ExternalProcess (biojava-legacy 1.9.5 API)

Utility class to execute an external process and to handle the STDOUT, STDERR and STDIN streams in multiple threads managed by a thread pool.

This class is intended for applications that call an external program many times, e.g. in a loop, and that need high performance throughput, i.e. the program's input and output should not be written to disk. The Java Runtime.exec(java.lang.String) methods requires the application to read/write the external program's input and output streams in multiple threads. Otherwise the calling application may block. However, instantiating multiple threads for each call is extensive. On Linux systems there is also the problem that each Java thread is represented by a single process and the number of processes is limited on Linux. Because the Java garbage collector does not free the Thread objects properly, an application might run out of threads (indicated by a OutOfMemoryError exception) after multiple iterations. Therefore, the ExternalProcess class uses a thread pool.

The simplest way to use this class is by calling the static methods execute(String) and execute(String, String, StringWriter, StringWriter). However, these methods are not thread safe and no configuration is possible. In the former case the program's input, output and error output is redirected to STDIN, STDOUT and STDERR of the calling program. In the latter case input is provided as string and output and error output is written to StringWriter objects. The environment, i.e. the current working directory and the environment variables, are inherited from the calling process. In both cases, a static thread pool of size THREAD_POOL_SIZE is used.
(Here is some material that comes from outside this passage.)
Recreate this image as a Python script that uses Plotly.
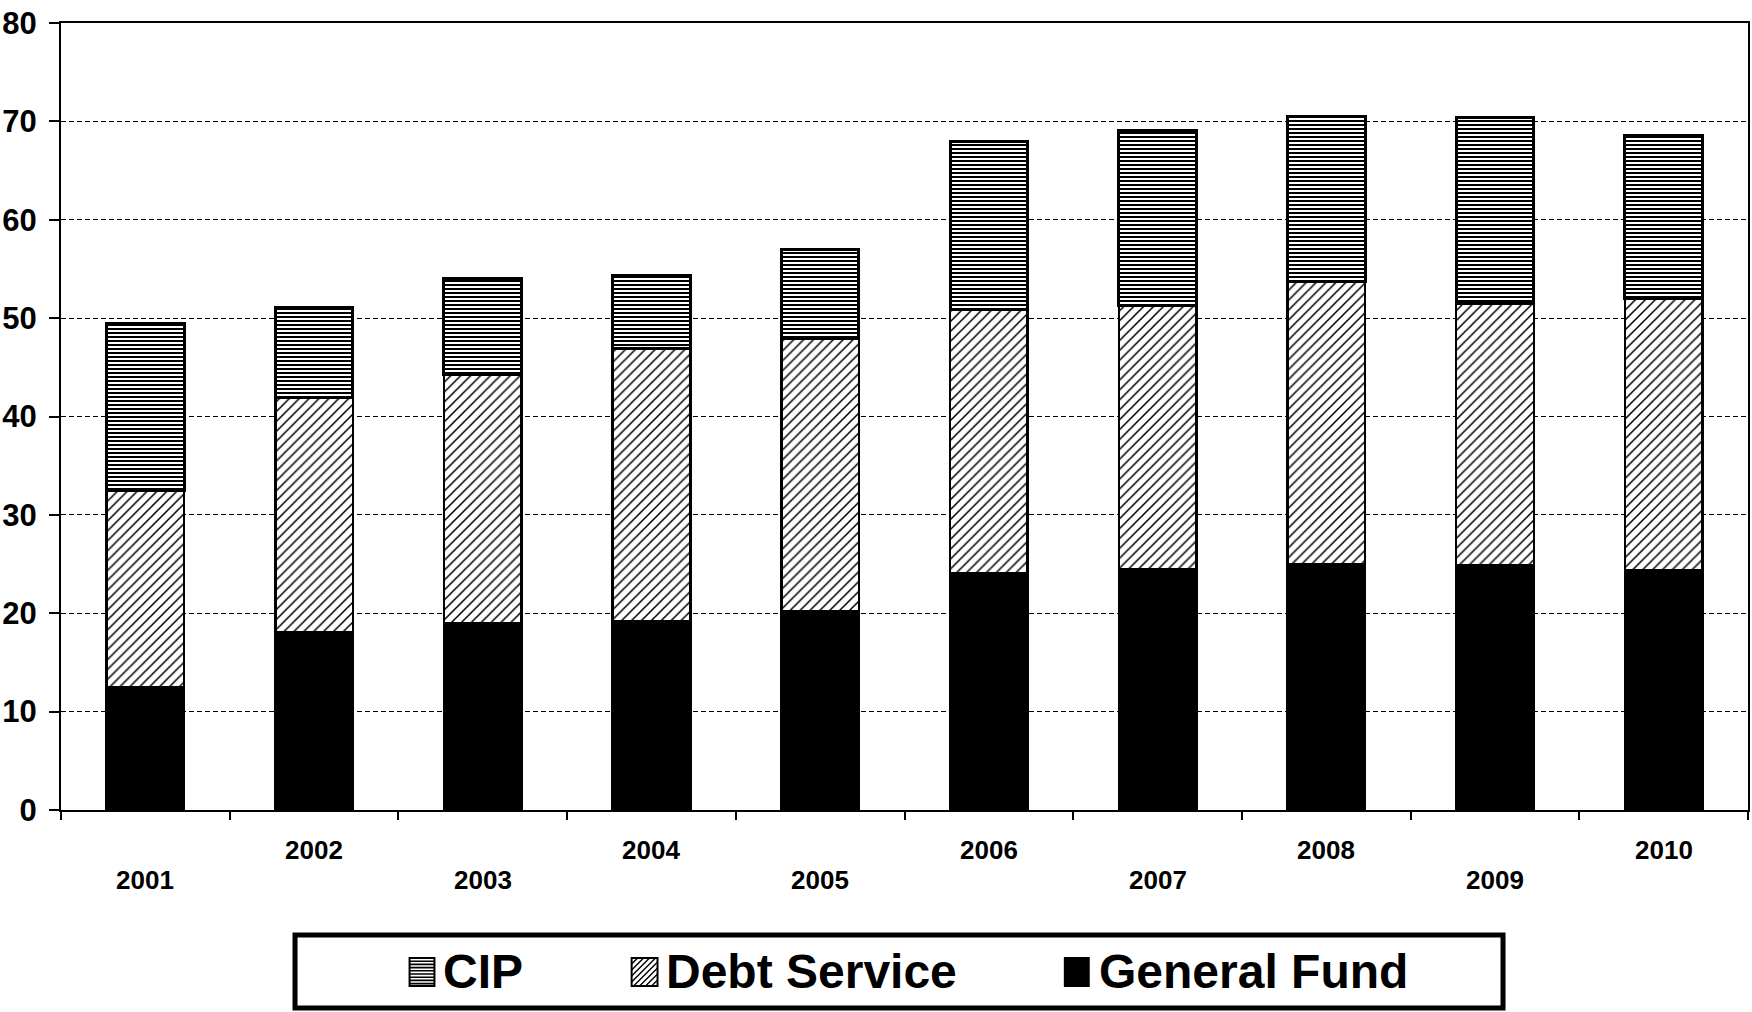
import plotly.graph_objects as go

# Funding by source, fiscal years 2001-2010
years = ["2001", "2002", "2003", "2004", "2005", "2006", "2007", "2008", "2009", "2010"]
general_fund = [12.5, 18.1, 19.0, 19.2, 20.2, 24.1, 24.5, 25.0, 24.9, 24.4]
debt_service = [20.0, 23.8, 25.3, 27.7, 27.7, 26.8, 26.8, 28.7, 26.6, 27.6]
cip = [17.0, 9.2, 9.7, 7.4, 9.1, 17.1, 17.8, 16.8, 18.9, 16.6]
y_ticks = [0, 10, 20, 30, 40, 50, 60, 70, 80]

FONT = "Arial, Liberation Sans, sans-serif"
W, H = 1752, 1012
ML, MR, MT, MB = 56, 2, 23, 202
PW, PH = W - ML - MR, H - MT - MB


def fx(px):
    return (px - ML) / PW


def fy(py):
    return (H - MB - py) / PH


fig = go.Figure()

fig.add_trace(go.Bar(
    x=years, y=general_fund, name="General Fund",
    marker=dict(color="black", line=dict(color="black", width=2.5)),
))
fig.add_trace(go.Bar(
    x=years, y=debt_service, name="Debt Service",
    marker=dict(color="white", line=dict(color="black", width=2.5),
                pattern=dict(shape="/", size=7, solidity=0.22,
                             fgcolor="black", bgcolor="white", fillmode="replace")),
))
fig.add_trace(go.Bar(
    x=years, y=cip, name="CIP",
    marker=dict(color="white", line=dict(color="black", width=3),
                pattern=dict(shape="-", size=4, solidity=0.5,
                             fgcolor="black", bgcolor="white", fillmode="replace")),
))

# Legend drawn by hand: framed box, patterned swatches and large labels
shapes = [dict(type="rect", xref="paper", yref="paper",
               x0=fx(291), x1=fx(1504), y0=fy(1008), y1=fy(935),
               line=dict(color="black", width=5), fillcolor="white", layer="above")]


def rect_path(x0, y0, x1, y1):
    return (f"M{fx(x0)},{fy(y0)} L{fx(x1)},{fy(y0)} L{fx(x1)},{fy(y1)} "
            f"L{fx(x0)},{fy(y1)} Z")


def hlines_path(x0, y0, x1, y1, step):
    parts = []
    y = y0 + step
    while y < y1 - 0.5:
        parts.append(f"M{fx(x0)},{fy(y)} L{fx(x1)},{fy(y)}")
        y += step
    return " ".join(parts)


def diag_path(x0, y0, x1, y1, step):
    parts = []
    c = x0 + y0 + step
    while c < x1 + y1 - 0.5:
        xa = max(x0, c - y1)
        xb = min(x1, c - y0)
        parts.append(f"M{fx(xa)},{fy(c - xa)} L{fx(xb)},{fy(c - xb)}")
        c += step
    return " ".join(parts)


sw_y0, sw_y1 = 958, 986
# CIP swatch
shapes.append(dict(type="path", xref="paper", yref="paper",
                   path=hlines_path(406, sw_y0, 431, sw_y1, 3.2),
                   line=dict(color="black", width=1.6), layer="above"))
shapes.append(dict(type="path", xref="paper", yref="paper",
                   path=rect_path(406, sw_y0, 431, sw_y1),
                   line=dict(color="black", width=2), layer="above"))
# Debt Service swatch
shapes.append(dict(type="path", xref="paper", yref="paper",
                   path=diag_path(629, sw_y0, 655, sw_y1, 6),
                   line=dict(color="black", width=1.4), layer="above"))
shapes.append(dict(type="path", xref="paper", yref="paper",
                   path=rect_path(629, sw_y0, 655, sw_y1),
                   fillcolor="rgba(0,0,0,0)", line=dict(color="black", width=2), layer="above"))
# General Fund swatch
shapes.append(dict(type="path", xref="paper", yref="paper",
                   path=rect_path(1064, sw_y0, 1088, sw_y1),
                   fillcolor="black", line=dict(color="black", width=2), layer="above"))

annotations = []
for label, px in [("CIP", 438), ("Debt Service", 661), ("General Fund", 1096)]:
    annotations.append(dict(
        text=label, xref="paper", yref="paper", x=fx(px), y=fy(971),
        xanchor="left", yanchor="middle", showarrow=False,
        font=dict(family=FONT, size=48, color="black", weight="bold"),
    ))

# Category labels staggered over two rows, placed on the category axis
for i, yr in enumerate(years):
    row_y = 880 if i % 2 == 0 else 850
    annotations.append(dict(
        text=yr, xref="x", yref="paper", x=i, y=fy(row_y),
        xanchor="center", yanchor="middle", showarrow=False,
        font=dict(family=FONT, size=26, color="black", weight="bold"),
    ))

fig.update_layout(
    width=W, height=H,
    margin=dict(l=ML, r=MR, t=MT, b=MB),
    paper_bgcolor="white", plot_bgcolor="white",
    barmode="stack", bargap=0.54,
    showlegend=False,
    shapes=shapes, annotations=annotations,
    font=dict(family=FONT, color="black"),
)

fig.update_xaxes(
    type="category", categoryorder="array", categoryarray=years,
    showticklabels=False,
    tickson="boundaries", ticks="outside", ticklen=8, tickwidth=1.5, tickcolor="black",
    showline=True, linecolor="black", linewidth=2, mirror=True,
    showgrid=False,
)
fig.update_yaxes(
    range=[0, 80], tickmode="array", tickvals=y_ticks,
    ticks="outside", ticklen=10, tickwidth=1.5, tickcolor="black",
    ticklabelstandoff=6,
    tickfont=dict(family=FONT, size=31, color="black", weight="bold"),
    showline=True, linecolor="black", linewidth=2, mirror=True,
    showgrid=True, gridcolor="black", gridwidth=1.2, griddash="5px,3px",
    zeroline=False,
)

fig.write_html("out.html")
The command that should be executed is provided as a string argument.

In scenarios where the environment has to be changed, the program input is generated just in time, or the program's output is parsed just in time, the use of an explicit instance of the ExternalProcess class is recommended. This instance could be initialized with a custom thread pool. Otherwise a SimpleThreadPool of size 3 is used. The input and output is managed by multithreaded input handler and output handler objects. There are four predefined handlers that read the program's input from a Reader object or a InputStream object and write the program's output to a Writer object or a OutputStream object. These classes are called: ReaderInputHandler, SimpleInputHandler, WriterOutputHandler and SimpleOutputHandler. If no handlers are specified the input and output is redirected to the standards streams of the calling process.

Before one of the methods execute() or execute(Properties) is called, the commands property should be set. One may include placeholders of the form %PARAM% within the commands. If a Properties object is passed to the execute(Properties) method, the placeholders are replaced by the particular property value. Therefore, the Properties object must contain a key named PARAM (case doesn't matter). The environment for calling the external program can be configured using the properties workingDirectory and environmentProperties.

Finally, the sleepTime property can be increased, in case the output handlers are not able to catch the whole program's output within the given time. The default value is SLEEP_TIME [in milliseconds].